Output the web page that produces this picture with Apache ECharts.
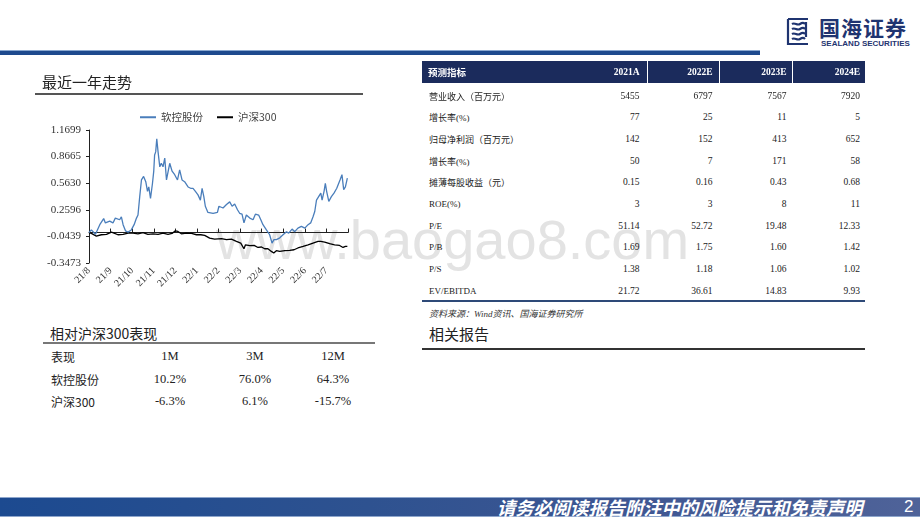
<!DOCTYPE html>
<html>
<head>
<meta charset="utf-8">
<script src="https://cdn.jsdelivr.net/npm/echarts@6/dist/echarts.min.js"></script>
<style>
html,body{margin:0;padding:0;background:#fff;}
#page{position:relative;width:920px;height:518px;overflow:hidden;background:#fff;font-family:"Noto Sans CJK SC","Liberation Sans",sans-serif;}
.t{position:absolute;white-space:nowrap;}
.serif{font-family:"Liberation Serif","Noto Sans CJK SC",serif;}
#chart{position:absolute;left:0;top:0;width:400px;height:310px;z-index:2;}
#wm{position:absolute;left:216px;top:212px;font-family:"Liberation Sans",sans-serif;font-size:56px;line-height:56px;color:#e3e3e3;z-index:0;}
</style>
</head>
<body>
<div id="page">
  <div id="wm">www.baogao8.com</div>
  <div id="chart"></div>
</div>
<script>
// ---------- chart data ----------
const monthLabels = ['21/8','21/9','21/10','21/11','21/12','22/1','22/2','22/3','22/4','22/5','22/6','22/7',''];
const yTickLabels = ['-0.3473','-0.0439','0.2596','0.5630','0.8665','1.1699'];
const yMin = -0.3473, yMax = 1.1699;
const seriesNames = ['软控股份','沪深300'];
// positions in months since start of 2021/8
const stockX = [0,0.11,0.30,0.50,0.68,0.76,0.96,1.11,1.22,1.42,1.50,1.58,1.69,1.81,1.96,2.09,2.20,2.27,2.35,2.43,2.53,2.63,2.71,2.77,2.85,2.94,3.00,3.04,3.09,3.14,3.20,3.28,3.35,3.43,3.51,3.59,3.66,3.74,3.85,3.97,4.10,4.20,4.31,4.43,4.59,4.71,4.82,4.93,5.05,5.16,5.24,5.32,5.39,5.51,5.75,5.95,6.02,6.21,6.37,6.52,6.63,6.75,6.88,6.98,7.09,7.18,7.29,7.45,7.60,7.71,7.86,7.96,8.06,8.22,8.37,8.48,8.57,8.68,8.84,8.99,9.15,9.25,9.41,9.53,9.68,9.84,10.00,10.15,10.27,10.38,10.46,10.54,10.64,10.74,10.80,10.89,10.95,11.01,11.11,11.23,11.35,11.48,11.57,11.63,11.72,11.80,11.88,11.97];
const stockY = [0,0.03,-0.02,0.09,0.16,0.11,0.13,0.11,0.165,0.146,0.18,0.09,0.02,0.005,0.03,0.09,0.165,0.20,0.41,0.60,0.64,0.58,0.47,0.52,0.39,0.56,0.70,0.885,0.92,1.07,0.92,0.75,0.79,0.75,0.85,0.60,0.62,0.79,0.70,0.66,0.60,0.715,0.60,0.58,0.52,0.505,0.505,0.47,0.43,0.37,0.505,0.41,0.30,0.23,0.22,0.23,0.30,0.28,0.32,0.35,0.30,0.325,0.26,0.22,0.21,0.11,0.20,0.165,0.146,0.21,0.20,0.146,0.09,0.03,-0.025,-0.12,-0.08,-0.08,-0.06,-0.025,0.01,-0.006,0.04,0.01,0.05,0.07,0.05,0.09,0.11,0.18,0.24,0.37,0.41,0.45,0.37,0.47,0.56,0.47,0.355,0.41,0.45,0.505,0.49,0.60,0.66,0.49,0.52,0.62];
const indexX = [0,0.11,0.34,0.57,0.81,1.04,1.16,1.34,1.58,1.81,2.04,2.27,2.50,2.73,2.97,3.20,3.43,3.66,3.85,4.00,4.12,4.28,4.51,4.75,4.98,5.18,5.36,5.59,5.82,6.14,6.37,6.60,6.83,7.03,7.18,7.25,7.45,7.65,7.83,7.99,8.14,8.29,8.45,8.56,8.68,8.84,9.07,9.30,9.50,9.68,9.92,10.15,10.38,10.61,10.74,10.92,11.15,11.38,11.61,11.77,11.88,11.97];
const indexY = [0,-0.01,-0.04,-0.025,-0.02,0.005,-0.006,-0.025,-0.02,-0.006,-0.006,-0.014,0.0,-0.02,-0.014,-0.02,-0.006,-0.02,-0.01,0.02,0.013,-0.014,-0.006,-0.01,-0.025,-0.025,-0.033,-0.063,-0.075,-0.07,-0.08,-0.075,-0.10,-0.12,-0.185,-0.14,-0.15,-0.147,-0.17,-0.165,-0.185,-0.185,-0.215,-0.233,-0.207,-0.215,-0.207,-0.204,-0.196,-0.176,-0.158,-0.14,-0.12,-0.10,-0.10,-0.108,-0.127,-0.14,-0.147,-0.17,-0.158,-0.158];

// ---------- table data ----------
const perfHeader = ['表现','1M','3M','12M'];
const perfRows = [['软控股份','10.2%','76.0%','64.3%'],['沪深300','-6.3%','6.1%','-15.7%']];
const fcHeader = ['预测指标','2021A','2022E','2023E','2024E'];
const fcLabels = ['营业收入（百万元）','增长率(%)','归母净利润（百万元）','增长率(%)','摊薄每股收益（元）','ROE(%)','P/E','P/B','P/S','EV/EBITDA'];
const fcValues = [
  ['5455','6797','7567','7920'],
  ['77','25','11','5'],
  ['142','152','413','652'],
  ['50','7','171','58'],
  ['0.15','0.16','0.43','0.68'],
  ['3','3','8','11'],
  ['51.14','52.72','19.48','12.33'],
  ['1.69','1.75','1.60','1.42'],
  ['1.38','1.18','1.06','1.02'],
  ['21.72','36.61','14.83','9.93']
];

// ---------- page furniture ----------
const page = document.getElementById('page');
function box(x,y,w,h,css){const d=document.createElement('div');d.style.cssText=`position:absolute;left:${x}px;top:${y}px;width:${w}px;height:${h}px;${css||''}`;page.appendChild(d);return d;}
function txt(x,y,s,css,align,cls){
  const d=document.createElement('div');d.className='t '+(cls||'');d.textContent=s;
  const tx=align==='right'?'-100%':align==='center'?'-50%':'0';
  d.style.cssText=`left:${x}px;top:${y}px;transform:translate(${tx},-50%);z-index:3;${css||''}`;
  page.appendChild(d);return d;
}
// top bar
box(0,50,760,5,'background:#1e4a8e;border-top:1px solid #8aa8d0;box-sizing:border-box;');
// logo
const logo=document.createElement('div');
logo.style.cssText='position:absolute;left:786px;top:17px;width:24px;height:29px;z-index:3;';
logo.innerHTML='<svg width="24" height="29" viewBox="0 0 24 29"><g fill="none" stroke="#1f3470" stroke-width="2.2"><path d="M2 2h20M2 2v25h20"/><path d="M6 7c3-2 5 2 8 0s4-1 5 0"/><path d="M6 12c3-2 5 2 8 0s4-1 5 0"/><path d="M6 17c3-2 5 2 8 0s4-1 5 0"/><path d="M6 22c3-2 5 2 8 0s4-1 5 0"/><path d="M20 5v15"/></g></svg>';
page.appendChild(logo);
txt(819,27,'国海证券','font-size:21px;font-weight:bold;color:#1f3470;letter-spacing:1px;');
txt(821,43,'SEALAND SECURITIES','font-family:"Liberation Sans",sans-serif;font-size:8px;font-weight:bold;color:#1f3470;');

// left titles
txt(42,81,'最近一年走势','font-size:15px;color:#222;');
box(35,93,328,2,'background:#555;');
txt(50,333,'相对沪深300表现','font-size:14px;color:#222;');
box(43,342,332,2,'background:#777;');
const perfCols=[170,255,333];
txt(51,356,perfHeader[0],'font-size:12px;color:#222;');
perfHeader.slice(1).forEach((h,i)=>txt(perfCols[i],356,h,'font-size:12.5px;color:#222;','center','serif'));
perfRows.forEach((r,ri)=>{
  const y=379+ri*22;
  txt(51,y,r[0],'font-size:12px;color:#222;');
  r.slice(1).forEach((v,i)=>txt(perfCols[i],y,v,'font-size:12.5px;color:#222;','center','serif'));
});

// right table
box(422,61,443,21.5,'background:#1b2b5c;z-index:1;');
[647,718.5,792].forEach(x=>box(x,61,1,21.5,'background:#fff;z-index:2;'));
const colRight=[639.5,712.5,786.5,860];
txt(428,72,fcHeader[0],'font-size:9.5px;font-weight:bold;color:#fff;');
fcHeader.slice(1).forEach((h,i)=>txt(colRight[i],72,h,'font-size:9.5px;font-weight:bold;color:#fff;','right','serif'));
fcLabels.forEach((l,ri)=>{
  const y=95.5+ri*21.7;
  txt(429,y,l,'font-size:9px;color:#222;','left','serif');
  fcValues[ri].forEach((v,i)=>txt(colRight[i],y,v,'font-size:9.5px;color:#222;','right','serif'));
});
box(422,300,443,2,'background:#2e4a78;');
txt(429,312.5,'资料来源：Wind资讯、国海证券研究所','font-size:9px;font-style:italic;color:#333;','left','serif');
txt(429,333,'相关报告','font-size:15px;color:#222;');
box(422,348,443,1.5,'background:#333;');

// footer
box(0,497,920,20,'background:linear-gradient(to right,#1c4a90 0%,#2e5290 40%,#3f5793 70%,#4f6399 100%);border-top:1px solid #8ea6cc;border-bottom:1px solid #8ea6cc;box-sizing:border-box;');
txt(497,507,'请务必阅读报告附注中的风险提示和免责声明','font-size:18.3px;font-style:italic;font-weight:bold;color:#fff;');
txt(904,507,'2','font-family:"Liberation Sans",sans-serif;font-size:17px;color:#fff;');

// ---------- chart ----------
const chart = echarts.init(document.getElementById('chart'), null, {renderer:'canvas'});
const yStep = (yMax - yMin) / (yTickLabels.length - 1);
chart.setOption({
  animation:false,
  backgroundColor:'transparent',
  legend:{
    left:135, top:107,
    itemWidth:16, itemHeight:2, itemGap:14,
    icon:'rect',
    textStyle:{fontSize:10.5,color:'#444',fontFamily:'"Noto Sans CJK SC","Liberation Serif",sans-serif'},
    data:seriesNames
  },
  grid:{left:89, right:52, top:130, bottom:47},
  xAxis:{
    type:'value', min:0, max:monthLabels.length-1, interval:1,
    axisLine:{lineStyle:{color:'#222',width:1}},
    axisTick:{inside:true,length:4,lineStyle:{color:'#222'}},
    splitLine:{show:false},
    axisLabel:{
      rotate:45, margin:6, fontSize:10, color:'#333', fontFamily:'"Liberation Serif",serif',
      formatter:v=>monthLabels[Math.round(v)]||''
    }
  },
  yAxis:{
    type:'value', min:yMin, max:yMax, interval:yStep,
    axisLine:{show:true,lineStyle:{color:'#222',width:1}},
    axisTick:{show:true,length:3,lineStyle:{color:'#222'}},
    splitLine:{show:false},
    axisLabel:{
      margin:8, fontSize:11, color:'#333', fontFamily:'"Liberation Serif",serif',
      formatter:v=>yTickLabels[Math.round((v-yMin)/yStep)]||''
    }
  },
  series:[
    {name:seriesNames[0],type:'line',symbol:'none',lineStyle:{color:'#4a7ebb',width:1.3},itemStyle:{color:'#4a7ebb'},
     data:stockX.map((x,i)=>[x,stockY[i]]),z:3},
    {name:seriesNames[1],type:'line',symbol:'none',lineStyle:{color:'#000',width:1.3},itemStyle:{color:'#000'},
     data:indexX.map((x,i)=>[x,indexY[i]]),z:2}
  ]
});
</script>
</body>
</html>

...

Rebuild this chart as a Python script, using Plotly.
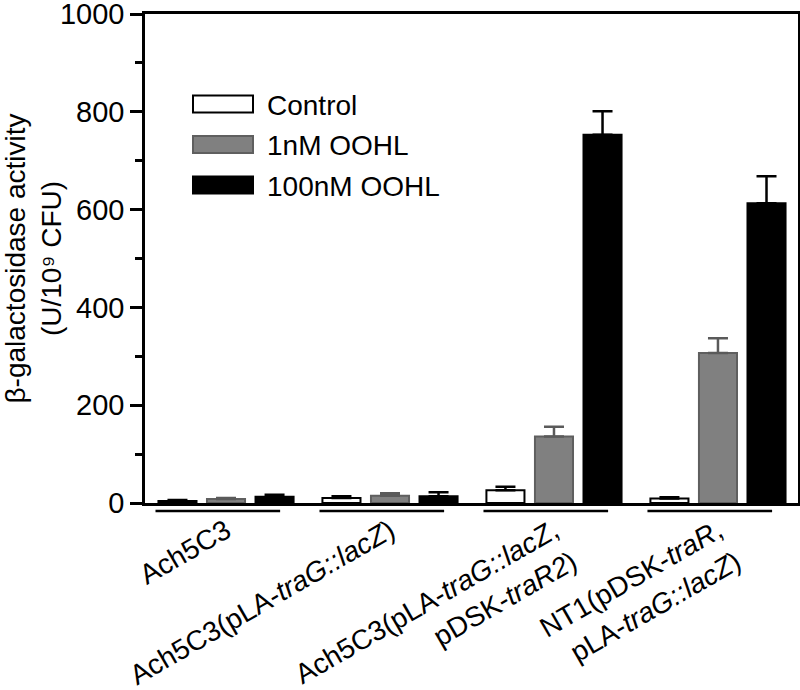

...

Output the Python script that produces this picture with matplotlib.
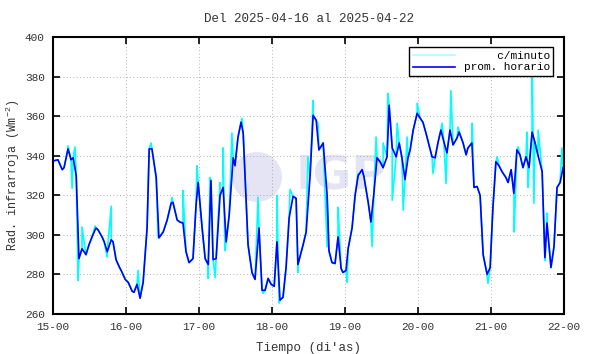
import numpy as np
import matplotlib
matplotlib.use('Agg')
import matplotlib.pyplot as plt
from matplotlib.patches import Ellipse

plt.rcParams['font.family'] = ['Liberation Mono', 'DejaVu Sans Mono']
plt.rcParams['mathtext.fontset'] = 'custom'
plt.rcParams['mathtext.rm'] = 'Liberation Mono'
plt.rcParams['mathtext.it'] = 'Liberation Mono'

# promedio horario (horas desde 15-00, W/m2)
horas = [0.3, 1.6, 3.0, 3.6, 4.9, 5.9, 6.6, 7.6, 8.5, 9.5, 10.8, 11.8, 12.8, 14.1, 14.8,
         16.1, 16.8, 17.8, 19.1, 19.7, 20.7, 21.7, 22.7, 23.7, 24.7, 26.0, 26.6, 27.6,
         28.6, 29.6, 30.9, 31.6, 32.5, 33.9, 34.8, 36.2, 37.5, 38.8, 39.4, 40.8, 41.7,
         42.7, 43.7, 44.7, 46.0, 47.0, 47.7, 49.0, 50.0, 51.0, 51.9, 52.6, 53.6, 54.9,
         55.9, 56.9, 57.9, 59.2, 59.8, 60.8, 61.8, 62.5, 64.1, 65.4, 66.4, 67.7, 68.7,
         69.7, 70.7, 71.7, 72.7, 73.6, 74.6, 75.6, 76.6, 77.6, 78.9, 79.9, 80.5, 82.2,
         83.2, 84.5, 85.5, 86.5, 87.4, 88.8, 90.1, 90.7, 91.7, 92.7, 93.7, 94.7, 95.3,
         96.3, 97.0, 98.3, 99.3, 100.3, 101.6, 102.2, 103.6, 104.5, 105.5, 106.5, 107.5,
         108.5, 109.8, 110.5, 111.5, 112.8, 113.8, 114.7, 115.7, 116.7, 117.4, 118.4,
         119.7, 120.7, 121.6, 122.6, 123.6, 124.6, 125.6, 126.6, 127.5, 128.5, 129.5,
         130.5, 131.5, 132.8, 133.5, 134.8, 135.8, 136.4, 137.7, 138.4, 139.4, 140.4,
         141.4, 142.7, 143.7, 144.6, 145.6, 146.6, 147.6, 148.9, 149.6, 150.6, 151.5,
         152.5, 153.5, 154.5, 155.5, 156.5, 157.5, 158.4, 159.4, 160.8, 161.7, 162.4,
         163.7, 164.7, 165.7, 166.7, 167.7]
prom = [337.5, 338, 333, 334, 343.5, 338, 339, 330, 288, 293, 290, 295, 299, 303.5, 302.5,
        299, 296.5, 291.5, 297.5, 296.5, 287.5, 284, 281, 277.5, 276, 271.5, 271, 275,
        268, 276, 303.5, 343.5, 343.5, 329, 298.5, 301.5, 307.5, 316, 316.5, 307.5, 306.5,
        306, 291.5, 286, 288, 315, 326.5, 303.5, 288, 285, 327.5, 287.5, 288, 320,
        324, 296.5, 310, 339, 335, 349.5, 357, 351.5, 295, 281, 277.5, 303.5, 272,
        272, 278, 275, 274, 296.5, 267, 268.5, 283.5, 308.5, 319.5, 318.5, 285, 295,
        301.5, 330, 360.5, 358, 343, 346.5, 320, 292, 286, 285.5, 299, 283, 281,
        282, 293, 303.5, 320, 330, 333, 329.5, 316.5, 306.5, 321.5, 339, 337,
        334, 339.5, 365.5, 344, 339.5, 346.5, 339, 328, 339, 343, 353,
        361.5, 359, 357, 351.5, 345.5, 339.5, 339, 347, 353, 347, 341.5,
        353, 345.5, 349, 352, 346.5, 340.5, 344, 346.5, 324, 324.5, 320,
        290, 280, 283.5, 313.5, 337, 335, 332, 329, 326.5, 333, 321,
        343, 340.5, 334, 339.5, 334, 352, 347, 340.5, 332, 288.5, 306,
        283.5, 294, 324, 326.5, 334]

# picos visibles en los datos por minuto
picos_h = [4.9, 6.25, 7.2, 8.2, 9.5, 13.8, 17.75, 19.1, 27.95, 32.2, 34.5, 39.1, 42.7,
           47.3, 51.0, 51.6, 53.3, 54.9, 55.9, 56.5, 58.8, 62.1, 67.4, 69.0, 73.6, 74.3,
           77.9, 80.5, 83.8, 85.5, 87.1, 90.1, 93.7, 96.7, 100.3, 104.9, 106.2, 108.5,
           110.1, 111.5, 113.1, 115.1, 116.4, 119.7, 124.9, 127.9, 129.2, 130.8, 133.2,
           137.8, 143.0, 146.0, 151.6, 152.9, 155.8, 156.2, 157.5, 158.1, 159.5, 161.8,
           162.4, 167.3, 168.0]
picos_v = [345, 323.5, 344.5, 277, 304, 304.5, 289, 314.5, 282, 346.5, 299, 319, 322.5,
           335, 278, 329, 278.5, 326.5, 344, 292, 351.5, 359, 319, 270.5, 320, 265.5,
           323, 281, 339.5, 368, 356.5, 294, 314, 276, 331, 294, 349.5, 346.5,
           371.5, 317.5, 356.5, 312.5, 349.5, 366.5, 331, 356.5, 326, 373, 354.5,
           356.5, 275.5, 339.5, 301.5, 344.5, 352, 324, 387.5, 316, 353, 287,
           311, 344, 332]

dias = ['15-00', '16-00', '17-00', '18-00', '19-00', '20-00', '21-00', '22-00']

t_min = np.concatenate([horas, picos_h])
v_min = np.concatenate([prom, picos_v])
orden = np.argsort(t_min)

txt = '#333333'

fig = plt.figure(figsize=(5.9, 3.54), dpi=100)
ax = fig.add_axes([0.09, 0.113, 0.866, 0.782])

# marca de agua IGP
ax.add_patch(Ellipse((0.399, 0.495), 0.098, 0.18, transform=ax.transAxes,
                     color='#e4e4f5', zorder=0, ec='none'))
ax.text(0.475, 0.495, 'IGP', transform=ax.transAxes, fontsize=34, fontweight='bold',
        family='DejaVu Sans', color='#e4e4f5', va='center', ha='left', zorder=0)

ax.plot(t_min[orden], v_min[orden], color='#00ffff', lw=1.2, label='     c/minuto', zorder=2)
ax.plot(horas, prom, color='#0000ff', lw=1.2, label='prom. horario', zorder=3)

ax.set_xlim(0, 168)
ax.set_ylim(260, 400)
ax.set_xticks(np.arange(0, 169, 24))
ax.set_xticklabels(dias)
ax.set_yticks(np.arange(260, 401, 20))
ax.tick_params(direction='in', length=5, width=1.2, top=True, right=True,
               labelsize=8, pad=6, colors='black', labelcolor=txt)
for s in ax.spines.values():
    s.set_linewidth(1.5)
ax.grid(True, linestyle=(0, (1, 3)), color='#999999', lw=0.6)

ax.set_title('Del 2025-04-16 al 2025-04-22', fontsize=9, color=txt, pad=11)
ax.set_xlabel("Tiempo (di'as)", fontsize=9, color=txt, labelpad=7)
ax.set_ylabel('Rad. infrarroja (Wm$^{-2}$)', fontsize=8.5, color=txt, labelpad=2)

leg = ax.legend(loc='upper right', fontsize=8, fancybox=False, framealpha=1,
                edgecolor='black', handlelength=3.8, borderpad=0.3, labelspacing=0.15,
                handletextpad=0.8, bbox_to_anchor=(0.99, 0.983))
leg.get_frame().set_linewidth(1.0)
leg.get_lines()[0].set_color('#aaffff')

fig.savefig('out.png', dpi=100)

Requirement:
Set down exactly the lines above, from the line containing "Output the Python" through the line containing "plt.rcParams['mathtext.it'] = 'Liberation". Skip the pictures.

Result of this exercise:
Output the Python script that produces this picture with matplotlib.
import numpy as np
import matplotlib
matplotlib.use('Agg')
import matplotlib.pyplot as plt
from matplotlib.patches import Ellipse

plt.rcParams['font.family'] = ['Liberation Mono', 'DejaVu Sans Mono']
plt.rcParams['mathtext.fontset'] = 'custom'
plt.rcParams['mathtext.rm'] = 'Liberation Mono'
plt.rcParams['mathtext.it'] = 'Liberation Mono'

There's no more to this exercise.